# Caribbean bareboat charter invitation



## bkw (Aug 20, 2006)

my wife and i are planning a 7 day bareboat charter (we skipper the boat) in the Caribbean. british virgin islands.
looking for another couple to join us.
i had made the charter thinking we had another couple lined up.
they canceled and i am afraid the 42 footer my be to much for us. (wife has very little experience)
this is not a trip where you are trapped on a boat for 7 days!
dates= leave sat jan 6, return sat jan 13
approximate costs airfare and charter 42' Beneteau
2 couples= $ 3300.00
this is a real good price.
if you are interested let me know.
if you are concerned about compatibility, here is what my wife and i like.
sailing, eating, cocktails, snorkeling, rock and roll.
see these links for more info.

http://www.moorings.com/Destinations.aspx?Destination=TOR
http://www.beneteauusa.com/sail/previous/oceanis/oceanis411_intro.php

Regards, Bob


----------



## subzero (Sep 23, 2006)

*I wouldn't worry about that...*

My wife and I were on a 43 footer in the BVIs last year and our guests left a few days before the end of our charter. We were apprehensive at first of handling the boat by ourselves for the remainder of the charter, but we soon realized after our guests were gone that they hadn't been doing much in terms of boat handling anyway and we truly did not see any difference after they were gone.
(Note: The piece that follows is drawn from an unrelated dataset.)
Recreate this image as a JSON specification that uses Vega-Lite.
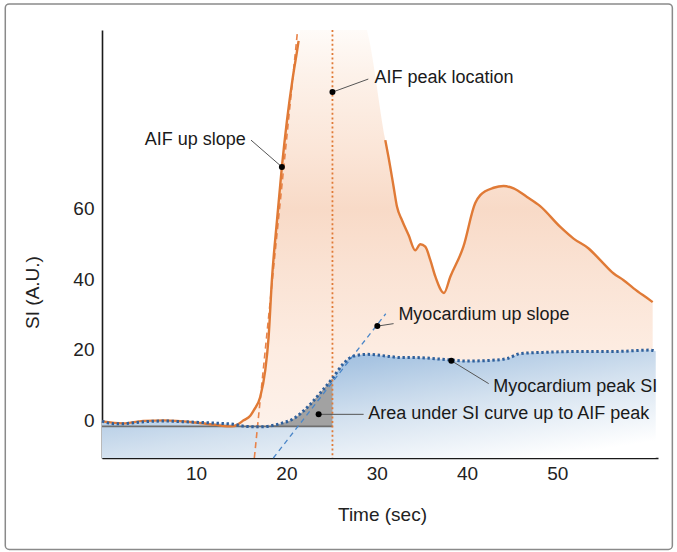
{
  "$schema": "https://vega.github.io/schema/vega-lite/v6.json",
  "width": 556,
  "height": 428,
  "autosize": {"type": "none"},
  "padding": {"left": 102, "top": 30, "right": 19, "bottom": 94},
  "background": "white",
  "config": {
    "view": {"stroke": null},
    "font": "Liberation Sans",
    "axis": {"grid": false, "ticks": false, "labelFontSize": 19, "labelColor": "#222222", "titleFontSize": 19, "titleFontWeight": "normal", "titleColor": "#222222", "domainColor": "#1a1a1a", "domainWidth": 1.6}
  },
  "datasets": {
    "aif": [
      {"t": -0.42, "si": -0.3, "seg": "a"}, {"t": 1.9, "si": -0.85, "seg": "a"}, {"t": 4.15, "si": -0.15, "seg": "a"},
      {"t": 6.5, "si": 0.0, "seg": "a"}, {"t": 9.9, "si": -0.6, "seg": "a"}, {"t": 12.2, "si": -1.3, "seg": "a"},
      {"t": 13.9, "si": -1.7, "seg": "a"}, {"t": 14.6, "si": -1.2, "seg": "a"}, {"t": 15.26, "si": 0.0, "seg": "a"},
      {"t": 16.0, "si": 1.3, "seg": "a"}, {"t": 16.4, "si": 2.9, "seg": "a"}, {"t": 17.1, "si": 6.6, "seg": "a"},
      {"t": 17.66, "si": 14.2, "seg": "a"}, {"t": 18.03, "si": 23.6, "seg": "a"}, {"t": 18.4, "si": 40.0, "seg": "a"},
      {"t": 18.96, "si": 56.7, "seg": "a"}, {"t": 19.5, "si": 71.8, "seg": "a"}, {"t": 20.07, "si": 85.1, "seg": "a"},
      {"t": 20.7, "si": 97.0, "seg": "a"}, {"t": 21.17, "si": 104.5, "seg": "a"}, {"t": 21.35, "si": 107.5, "seg": "a"},
      {"t": 21.8, "si": 113, "seg": "p"}, {"t": 28.4, "si": 113, "seg": "p"},
      {"t": 30.95, "si": 79.4, "seg": "b"}, {"t": 31.3, "si": 74.7, "seg": "b"}, {"t": 31.87, "si": 66.2, "seg": "b"},
      {"t": 32.25, "si": 60.5, "seg": "b"}, {"t": 32.8, "si": 56.7, "seg": "b"}, {"t": 33.53, "si": 52.5, "seg": "b"},
      {"t": 34.27, "si": 48.2, "seg": "b"}, {"t": 34.83, "si": 49.9, "seg": "b"}, {"t": 35.38, "si": 49.2, "seg": "b"},
      {"t": 35.94, "si": 45.4, "seg": "b"}, {"t": 36.5, "si": 40.7, "seg": "b"}, {"t": 37.45, "si": 36.1, "seg": "b"},
      {"t": 38.15, "si": 40.7, "seg": "b"}, {"t": 39.6, "si": 49.2, "seg": "b"}, {"t": 40.9, "si": 61.5, "seg": "b"},
      {"t": 41.47, "si": 63.8, "seg": "b"}, {"t": 42.95, "si": 65.9, "seg": "b"}, {"t": 44.05, "si": 66.4, "seg": "b"},
      {"t": 45.16, "si": 65.7, "seg": "b"}, {"t": 46.64, "si": 63.3, "seg": "b"}, {"t": 48.1, "si": 60.7, "seg": "b"},
      {"t": 50.33, "si": 54.8, "seg": "b"}, {"t": 51.8, "si": 51.5, "seg": "b"}, {"t": 53.47, "si": 48.7, "seg": "b"},
      {"t": 54.76, "si": 45.4, "seg": "b"}, {"t": 56.24, "si": 41.6, "seg": "b"}, {"t": 57.34, "si": 39.7, "seg": "b"},
      {"t": 58.45, "si": 37.4, "seg": "b"}, {"t": 60.3, "si": 34.0, "seg": "b"}, {"t": 60.56, "si": 33.5, "seg": "b"}
    ],
    "myo": [
      {"t": -0.42, "si": -0.2}, {"t": 0.86, "si": -0.94}, {"t": 1.97, "si": -0.94}, {"t": 3.82, "si": -0.48},
      {"t": 6.4, "si": -0.2}, {"t": 9.36, "si": -0.48}, {"t": 11.94, "si": -0.77}, {"t": 14.15, "si": -1.13},
      {"t": 15.45, "si": -1.7}, {"t": 17.1, "si": -1.84}, {"t": 19.3, "si": -0.94}, {"t": 20.8, "si": 0.48},
      {"t": 22.28, "si": 3.6}, {"t": 23.75, "si": 7.74}, {"t": 25.1, "si": 11.9}, {"t": 26.33, "si": 16.1},
      {"t": 27.44, "si": 18.2}, {"t": 28.93, "si": 18.7}, {"t": 31.14, "si": 18.2}, {"t": 32.61, "si": 17.8},
      {"t": 34.09, "si": 17.8}, {"t": 37.78, "si": 17.2}, {"t": 40.0, "si": 16.8}, {"t": 42.58, "si": 17.0},
      {"t": 44.43, "si": 17.5}, {"t": 45.9, "si": 18.9}, {"t": 48.86, "si": 19.3}, {"t": 52.55, "si": 19.5},
      {"t": 56.24, "si": 19.5}, {"t": 60.3, "si": 19.9}, {"t": 60.9, "si": 19.6}
    ],
    "tangents": [
      {"line": "AIF", "t": 16.45, "si": -10.67}, {"line": "AIF", "t": 21.2, "si": 109.5},
      {"line": "Myo", "t": 18.55, "si": -10.67}, {"line": "Myo", "t": 31.0, "si": 30.2}
    ],
    "refs": [
      {"ref": "AIF peak", "t": 25.1, "t2": 25.1, "si": 0},
      {"ref": "baseline", "t": -0.42, "t2": 25.1, "si": -1.7}
    ],
    "notes": [
      {"label": "AIF up slope", "dotT": 19.5, "dotSI": 71.8, "endT": 16.08, "endSI": 79.4, "textT": 15.5, "textSI": 79.3},
      {"label": "AIF peak location", "dotT": 25.1, "dotSI": 93.0, "endT": 29.07, "endSI": 96.7, "textT": 29.75, "textSI": 97.0},
      {"label": "Myocardium up slope", "dotT": 30.07, "dotSI": 26.7, "endT": 31.87, "endSI": 27.4, "textT": 32.4, "textSI": 29.9},
      {"label": "Myocardium peak SI", "dotT": 38.26, "dotSI": 16.9, "endT": 42.4, "endSI": 10.4, "textT": 42.9, "textSI": 9.5},
      {"label": "Area under SI curve up to AIF peak", "dotT": 23.57, "dotSI": 1.7, "endT": 28.55, "endSI": 1.7, "textT": 29.05, "textSI": 1.9}
    ],
    "frame": [
      {"t": -11.13, "t2": 62.74, "si": 118.0, "si2": -36.6}
    ]
  },
  "layer": [
    {
      "data": {"name": "aif"},
      "mark": {"type": "area", "interpolate": "monotone", "clip": true,
        "color": {"gradient": "linear", "x1": 0, "y1": 0, "x2": 0, "y2": 1, "stops": [
          {"offset": 0, "color": "#fffdfb"}, {"offset": 0.12, "color": "#fdf2ea"}, {"offset": 0.3, "color": "#fbe5d7"},
          {"offset": 0.43, "color": "#f8dac7"}, {"offset": 0.56, "color": "#fae2d3"}, {"offset": 0.75, "color": "#fdece1"}, {"offset": 1, "color": "#fdf3ed"}]}},
      "encoding": {
        "x": {"field": "t", "type": "quantitative", "scale": {"domain": [-0.42, 61.15], "nice": false, "zero": false},
          "axis": {"values": [10, 20, 30, 40, 50], "labelPadding": 6, "title": "Time (sec)", "titleX": 280, "titleY": 56, "titleBaseline": "middle"}},
        "y": {"field": "si", "type": "quantitative", "scale": {"domain": [-10.67, 110.6], "nice": false, "zero": false},
          "axis": {"values": [0, 20, 40, 60], "labelPadding": 8, "title": "SI (A.U.)", "titleX": -70, "titleY": 262, "titleBaseline": "middle"}},
        "y2": {"datum": -10.67}
      }
    },
    {
      "data": {"name": "myo"},
      "mark": {"type": "area", "interpolate": "monotone",
        "color": {"gradient": "linear", "x1": 0, "y1": 0, "x2": 0.8, "y2": 1, "stops": [
          {"offset": 0, "color": "#8fb3d9"}, {"offset": 0.3, "color": "#a9c5e2"}, {"offset": 0.6, "color": "#d3e1ef"}, {"offset": 1, "color": "#ffffff"}]}},
      "encoding": {
        "x": {"field": "t", "type": "quantitative", "scale": {"domain": [-0.42, 61.15], "nice": false, "zero": false}},
        "y": {"field": "si", "type": "quantitative", "scale": {"domain": [-10.67, 110.6], "nice": false, "zero": false}},
        "y2": {"datum": -10.67}
      }
    },
    {
      "data": {"name": "myo"},
      "transform": [{"filter": "datum.t >= 17.1 && datum.t <= 25.1"}],
      "mark": {"type": "area", "interpolate": "monotone", "color": "#a2a2a2"},
      "encoding": {
        "x": {"field": "t", "type": "quantitative", "scale": {"domain": [-0.42, 61.15], "nice": false, "zero": false}},
        "y": {"field": "si", "type": "quantitative", "scale": {"domain": [-10.67, 110.6], "nice": false, "zero": false}},
        "y2": {"datum": -1.7}
      }
    },
    {
      "data": {"name": "refs"},
      "transform": [{"filter": "datum.ref === 'baseline'"}],
      "mark": {"type": "rule", "color": "#6e6e6e", "strokeWidth": 1.6},
      "encoding": {
        "x": {"field": "t", "type": "quantitative", "scale": {"domain": [-0.42, 61.15], "nice": false, "zero": false}},
        "x2": {"field": "t2"},
        "y": {"field": "si", "type": "quantitative", "scale": {"domain": [-10.67, 110.6], "nice": false, "zero": false}}
      }
    },
    {
      "data": {"name": "refs"},
      "transform": [{"filter": "datum.ref === 'AIF peak'"}],
      "mark": {"type": "rule", "color": "#e07a36", "strokeWidth": 1.8, "strokeDash": [2, 2.6]},
      "encoding": {
        "x": {"field": "t", "type": "quantitative", "scale": {"domain": [-0.42, 61.15], "nice": false, "zero": false}}
      }
    },
    {
      "data": {"name": "tangents"},
      "transform": [{"filter": "datum.line === 'AIF'"}],
      "mark": {"type": "line", "color": "#e8834a", "strokeWidth": 1.6, "strokeDash": [6, 4]},
      "encoding": {
        "x": {"field": "t", "type": "quantitative", "scale": {"domain": [-0.42, 61.15], "nice": false, "zero": false}},
        "y": {"field": "si", "type": "quantitative", "scale": {"domain": [-10.67, 110.6], "nice": false, "zero": false}}
      }
    },
    {
      "data": {"name": "tangents"},
      "transform": [{"filter": "datum.line === 'Myo'"}],
      "mark": {"type": "line", "color": "#4a86c8", "strokeWidth": 1.3, "strokeDash": [5, 4]},
      "encoding": {
        "x": {"field": "t", "type": "quantitative", "scale": {"domain": [-0.42, 61.15], "nice": false, "zero": false}},
        "y": {"field": "si", "type": "quantitative", "scale": {"domain": [-10.67, 110.6], "nice": false, "zero": false}}
      }
    },
    {
      "data": {"name": "aif"},
      "transform": [{"filter": "datum.seg !== 'p'"}],
      "mark": {"type": "line", "interpolate": "monotone", "color": "#e07a36", "strokeWidth": 2.4},
      "encoding": {
        "x": {"field": "t", "type": "quantitative", "scale": {"domain": [-0.42, 61.15], "nice": false, "zero": false}},
        "y": {"field": "si", "type": "quantitative", "scale": {"domain": [-10.67, 110.6], "nice": false, "zero": false}},
        "detail": {"field": "seg"}
      }
    },
    {
      "data": {"name": "myo"},
      "mark": {"type": "line", "interpolate": "monotone", "color": "#2f609c", "strokeWidth": 3, "strokeDash": [2.4, 2.6]},
      "encoding": {
        "x": {"field": "t", "type": "quantitative", "scale": {"domain": [-0.42, 61.15], "nice": false, "zero": false}},
        "y": {"field": "si", "type": "quantitative", "scale": {"domain": [-10.67, 110.6], "nice": false, "zero": false}}
      }
    },
    {
      "data": {"name": "notes"},
      "mark": {"type": "rule", "color": "#555555", "strokeWidth": 1},
      "encoding": {
        "x": {"field": "dotT", "type": "quantitative", "scale": {"domain": [-0.42, 61.15], "nice": false, "zero": false}},
        "y": {"field": "dotSI", "type": "quantitative", "scale": {"domain": [-10.67, 110.6], "nice": false, "zero": false}},
        "x2": {"field": "endT"},
        "y2": {"field": "endSI"}
      }
    },
    {
      "data": {"name": "notes"},
      "mark": {"type": "point", "filled": true, "color": "#000000", "opacity": 1, "size": 36},
      "encoding": {
        "x": {"field": "dotT", "type": "quantitative", "scale": {"domain": [-0.42, 61.15], "nice": false, "zero": false}},
        "y": {"field": "dotSI", "type": "quantitative", "scale": {"domain": [-10.67, 110.6], "nice": false, "zero": false}}
      }
    },
    {
      "data": {"name": "notes"},
      "transform": [{"filter": "datum.label !== 'AIF up slope'"}],
      "mark": {"type": "text", "align": "left", "baseline": "middle", "fontSize": 18, "color": "#1a1a1a"},
      "encoding": {
        "x": {"field": "textT", "type": "quantitative", "scale": {"domain": [-0.42, 61.15], "nice": false, "zero": false}},
        "y": {"field": "textSI", "type": "quantitative", "scale": {"domain": [-10.67, 110.6], "nice": false, "zero": false}},
        "text": {"field": "label"}
      }
    },
    {
      "data": {"name": "notes"},
      "transform": [{"filter": "datum.label === 'AIF up slope'"}],
      "mark": {"type": "text", "align": "right", "baseline": "middle", "fontSize": 18, "color": "#1a1a1a"},
      "encoding": {
        "x": {"field": "textT", "type": "quantitative", "scale": {"domain": [-0.42, 61.15], "nice": false, "zero": false}},
        "y": {"field": "textSI", "type": "quantitative", "scale": {"domain": [-10.67, 110.6], "nice": false, "zero": false}},
        "text": {"field": "label"}
      }
    },
    {
      "data": {"name": "frame"},
      "mark": {"type": "rect", "filled": false, "stroke": "#8a8a8a", "strokeWidth": 1.5, "cornerRadius": 4},
      "encoding": {
        "x": {"field": "t", "type": "quantitative", "scale": {"domain": [-0.42, 61.15], "nice": false, "zero": false}},
        "x2": {"field": "t2"},
        "y": {"field": "si", "type": "quantitative", "scale": {"domain": [-10.67, 110.6], "nice": false, "zero": false}},
        "y2": {"field": "si2"}
      }
    }
  ]
}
If anything, it boosted our confidence in our abilities. Sailing in the Caribbean is a lot easier than in the narrow commercial waterways with strong tides and currents we have around here (St. Lawrence river, Canada). We found it easy anyway.

This year, we're chartering another 43 footer in the Grenadines and we're going just with our kids (4 and 7), and no guests.

My advice: if it comes down to that, don't hesitate to go even if there's just the two of you.


----------